Thursday, January 21, 2010

Extracting RDF from Chem4Word documents

Joe has released the first Chem4Word demo file, and has written about how to extract the CML with Java and with C#.

I haven't actually gotten around to fiddling with Java, but ran Strigi against it to extract RDF, while having the Strigi-Chemistry plugins installed.

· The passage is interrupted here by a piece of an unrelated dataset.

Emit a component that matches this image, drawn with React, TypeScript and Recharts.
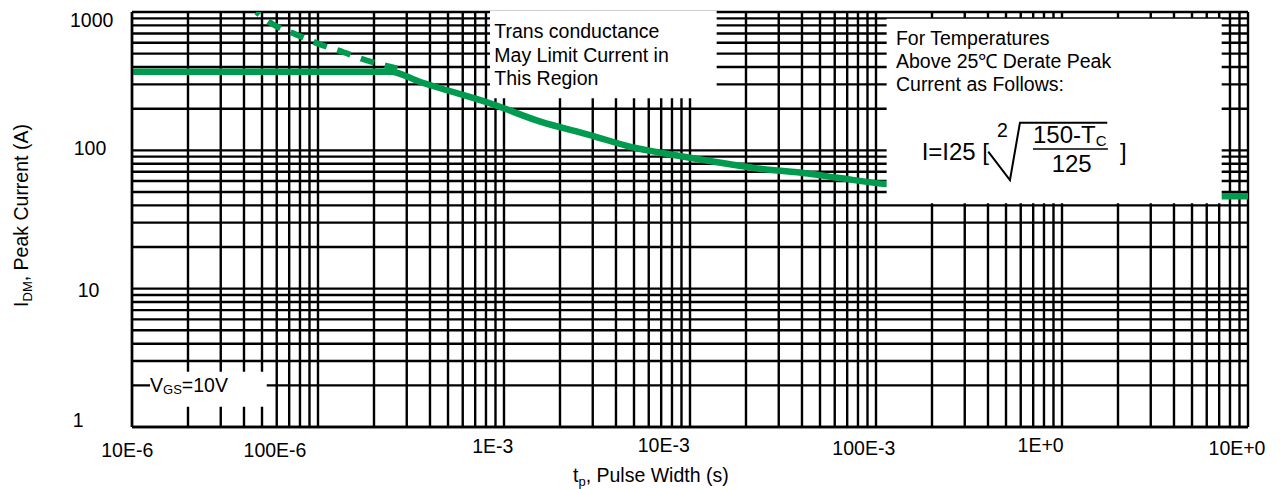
import React from 'react';
import { LineChart, Line, XAxis, YAxis, CartesianGrid, ReferenceArea, Label } from 'recharts';

const FONT = '"Liberation Sans", Arial, Helvetica, sans-serif';
const GREEN = '#009b4e';

// pulse width decades (s) and how they are printed
const xDecades = [1e-5, 1e-4, 1e-3, 1e-2, 1e-1, 1, 10];
const xDecadeLabels = ['10E-6', '100E-6', '1E-3', '10E-3', '100E-3', '1E+0', '10E+0'];

// peak current decades (A)
const yDecades = [1, 10, 100, 1000];
const yDecadeLabels = ['1', '10', '100', '1000'];

// I_DM limit curve (solid)
const pulseWidth = [1e-5, 2.45e-4, 3.55e-4, 4.55e-4, 8.4e-4, 1.57e-3, 2.9e-3, 4.8e-3, 8.2e-3, 1.52e-2, 2.3e-2, 4.3e-2, 6.4e-2, 0.115, 7.2, 10];
const peakCurrent = [370, 370, 312, 281, 219, 161, 129, 106, 92.5, 80.6, 74, 68, 63, 57, 46.5, 46.5];

// transconductance limited region (dashed)
const gmPulseWidth = [4.66e-5, 5.75e-5, 7.67e-5, 1.02e-4, 1.37e-4, 1.83e-4, 2.67e-4];
const gmCurrent = [1000, 812, 685, 585, 512, 446, 391];

const minorSteps = [1, 2, 3, 4, 5, 6, 7, 8, 9];
const logGrid = (decades: number[]) =>
  decades.slice(0, -1).flatMap((d) => minorSteps.map((m) => m * d)).concat(decades[decades.length - 1]);

const xGrid = logGrid(xDecades);
const yGrid = logGrid(yDecades);

const solidData = pulseWidth.map((t, k) => ({ t, i: peakCurrent[k] }));
const gmData = gmPulseWidth.map((t, k) => ({ t, i: gmCurrent[k] }));

// label placement tweaks [dx, dy] per decade
const xLabelNudge: [number, number][] = [
  [-4.7, 29.7], [-43, 29.7], [-11.2, 26], [-26.2, 24.7], [-12.2, 28], [-21.4, 24.7], [-11, 28],
];
const yLabelNudge: [number, number][] = [
  [-53.7, -0.3], [-43.5, 8], [-42, 4.7], [-40.3, 14.7],
];

const findDecade = (list: number[], v: number) => list.findIndex((d) => Math.abs(v / d - 1) < 1e-6);

const XTick = (props: any) => {
  const { x, y, payload } = props;
  const k = findDecade(xDecades, payload.value);
  if (k < 0) return <g />;
  const [dx, dy] = xLabelNudge[k];
  return (
    <text x={x + dx} y={y + dy} textAnchor="middle" fontSize={19.5} fontFamily={FONT} fill="#000">
      {xDecadeLabels[k]}
    </text>
  );
};

const YTick = (props: any) => {
  const { x, y, payload } = props;
  const k = findDecade(yDecades, payload.value);
  if (k < 0) return <g />;
  const [dx, dy] = yLabelNudge[k];
  return (
    <text x={x + dx} y={y + dy} textAnchor="middle" fontSize={19.5} fontFamily={FONT} fill="#000">
      {yDecadeLabels[k]}
    </text>
  );
};

const XTitle = (props: any) => {
  const { x, y } = props.viewBox;
  return (
    <text x={x + 441} y={y + 54.7} fontSize={19.5} fontFamily={FONT} fill="#000">
      t<tspan fontSize={13} dy={4}>p</tspan>
      <tspan dy={-4}>, Pulse Width (s)</tspan>
    </text>
  );
};

const YTitle = (props: any) => {
  const { x, y } = props.viewBox;
  const cx = x + 28;
  const cy = y + 203.5;
  return (
    <text x={cx} y={cy} transform={`rotate(-90, ${cx}, ${cy})`} textAnchor="middle" fontSize={19.5} fontFamily={FONT} fill="#000">
      I<tspan fontSize={13} dy={4}>DM</tspan>
      <tspan dy={-4}>, Peak Current (A)</tspan>
    </text>
  );
};

const GmNote = (props: any) => {
  const { x, y } = props.viewBox;
  const rows = ['Trans conductance', 'May Limit Current in', 'This Region'];
  return (
    <text fontSize={19.5} fontFamily={FONT} fill="#000">
      {rows.map((s, k) => (
        <tspan key={s} x={x + 4.3} y={y + 27.5 + k * 23.3}>{s}</tspan>
      ))}
    </text>
  );
};

const DerateNote = (props: any) => {
  const { x, y } = props.viewBox;
  const rows = ['For Temperatures', 'Above 25℃ Derate Peak', 'Current as Follows:'];
  return (
    <g fontFamily={FONT} fill="#000">
      <text fontSize={19.5}>
        {rows.map((s, k) => (
          <tspan key={s} x={x + 9.3} y={y + 26.3 + k * 22.85}>{s}</tspan>
        ))}
      </text>
      <text x={x + 35} y={y + 141.3} fontSize={24}>I=I25 [</text>
      <path
        d={`M${x + 101.6},${y + 133} L${x + 123.3},${y + 161.3} L${x + 133.3},${y + 104} L${x + 220.6},${y + 104}`}
        stroke="#000"
        strokeWidth={2}
        fill="none"
      />
      <text x={x + 110.3} y={y + 118} fontSize={19.5}>2</text>
      <text x={x + 146.3} y={y + 124.6} fontSize={24}>
        150-T<tspan fontSize={15} dy={3}>C</tspan>
      </text>
      <line x1={x + 146.3} x2={x + 221.3} y1={y + 130.3} y2={y + 130.3} stroke="#000" strokeWidth={1.5} />
      <text x={x + 185} y={y + 153} fontSize={24} textAnchor="middle">125</text>
      <text x={x + 233.3} y={y + 141.3} fontSize={24}>]</text>
    </g>
  );
};

const VgsNote = (props: any) => {
  const { x, y } = props.viewBox;
  return (
    <text x={x} y={y + 20} fontSize={19.5} fontFamily={FONT} fill="#000">
      V<tspan fontSize={13} dy={2}>GS</tspan>
      <tspan dy={-2}>=10V</tspan>
    </text>
  );
};

const PeakCurrentChart: React.FC = () => (
  <div style={{ position: 'absolute', left: 0, top: 0, width: 1281, height: 489, background: '#fff' }}>
    <LineChart width={1281} height={489} margin={{ top: 12, right: 33, bottom: 0, left: 0 }}>
      <CartesianGrid stroke="#000" strokeWidth={2.4} />
      <XAxis
        dataKey="t"
        type="number"
        scale="log"
        domain={[1e-5, 10]}
        ticks={xGrid}
        interval={0}
        allowDataOverflow
        tick={<XTick />}
        tickLine={false}
        tickSize={0}
        tickMargin={0}
        axisLine={{ stroke: '#000', strokeWidth: 2.4 }}
        height={62}
      >
        <Label content={XTitle} />
      </XAxis>
      <YAxis
        type="number"
        scale="log"
        domain={[1, 1000]}
        ticks={yGrid}
        interval={0}
        allowDataOverflow
        tick={<YTick />}
        tickLine={false}
        tickSize={0}
        tickMargin={0}
        axisLine={{ stroke: '#000', strokeWidth: 2.4 }}
        width={132}
      >
        <Label content={YTitle} />
      </YAxis>
      <Line
        data={solidData}
        dataKey="i"
        type="monotone"
        stroke={GREEN}
        strokeWidth={6.5}
        dot={false}
        activeDot={false}
        isAnimationActive={false}
      />
      <Line
        data={gmData}
        dataKey="i"
        type="monotone"
        stroke={GREEN}
        strokeWidth={6}
        strokeDasharray="14 11"
        strokeDashoffset={10}
        dot={false}
        activeDot={false}
        isAnimationActive={false}
      />
      <ReferenceArea x1={8.41e-4} x2={1.391e-2} y1={237.8} y2={1020} fill="#fff" fillOpacity={1} stroke="none" ifOverflow="visible" zIndex={450} label={GmNote} />
      <ReferenceArea x1={0.1141} x2={7.22} y1={41.4} y2={894.6} fill="#fff" fillOpacity={1} stroke="none" ifOverflow="visible" zIndex={450} label={DerateNote} />
      <ReferenceArea x1={1.25e-5} x2={5.3e-5} y1={1.4} y2={2.51} fill="#fff" fillOpacity={1} stroke="none" ifOverflow="visible" zIndex={450} label={VgsNote} />
    </LineChart>
  </div>
);

export default PeakCurrentChart;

This is part of the RDF that came out:
<example-doc.docx>
  <http://freedesktop.org/standards/xesam/1.0/core#title>
    "acetic acid",
    "(8R,9S,10R,13S,14S,17S)- 17-hydroxy-10,13-dimethyl- 1,2,6,7,8,9,11,12,14,15,16,17-dodecahydrocyclopenta[a] phenanthren-3-one",
    "testosterone";
  <http://freedesktop.org/standards/xesam/1.0/core#version>
    "2",
    "2";
  <http://rdf.openmolecules.net/0.9#atomCount>
    "8",
    "49";
  <http://rdf.openmolecules.net/0.9#bondCount>
    "7",
    "52";
  <http://rdf.openmolecules.net/0.9#molecularFormula>
    "C2H4O2",
    "C19H28O2";
I believe there is quite some room for improvement, but it's a start :) Thanx to Joe for posting the public domain test file, so that other projects can start play with the exiting new technology. I should note, however, that I am not running a Microsoft OS nor MS-Word, and the saved documents source are the only way I have access to the CML right now.